Ask HN: If you wanted to manipulate HN, how would you go about it?
By manipulation I mean either the suppression or promotion of certain information / discussions, gaming the ranking algorithm, astroturfing, etc.
As just one example, I've wondered if for instance there was a front page article about a bad quarterly report, or a corruption scandal, and I wanted it to drop off the front page fast, would it work to simply introduce some flame-war-inducing topic via a tangential comment? If the company in question was Microsoft, for example, you could pretty easily slide in some dig against Linux, begin a flame war, and then as I understand it (and as I've witnessed many times) the HN ranking algorithm would start to push it down.
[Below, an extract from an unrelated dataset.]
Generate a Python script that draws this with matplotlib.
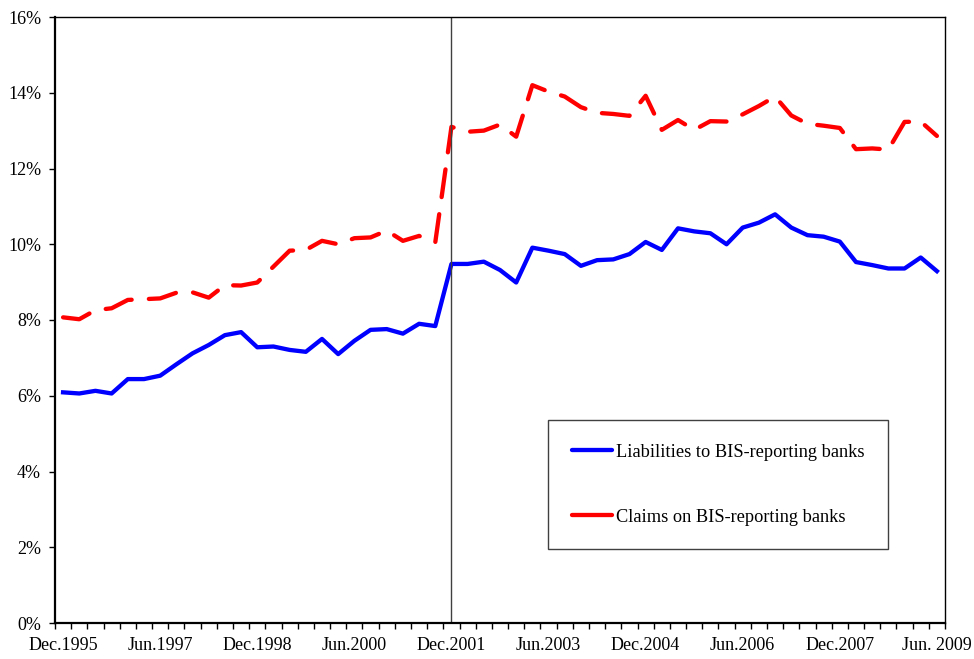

Of course this discussion is not meant to encourage any bad behavior, but as a security exercise it seems useful. I also am unaware of and interested in what HN has made publicly known about their ranking algorithm, and how this squares with best practices as far as thwarting manipulation. A large number of accounts you control. It must be so large that you can use small and different subsets each time you need them. Make those accounts post and reply sometimes to get points and be plausible users. Maybe some passably intelligent bots. Don't register them at the same time. You probably need one year or two to ramp up the accounts. I'm not sure why someone would go to great lengths to manipulate HN regarding something like a bad quarterly report or a corruption scandal. HN is not really a significant news source if you're interested in financial or political news, so keeping it off HN's front page won't make any difference - how many people are there whose only news source is HN? Another way of thinking about it is that HN is a news aggregator, so any article on HN has already been published somewhere that probably has a much higher readership than HN (mainstream media, tech media, etc.). So why bother to manipulate HN? That said, it's clear that there are articles posted here that have political, social or commercial agendas behind them, so one has to read skeptically (as is true for all media sources).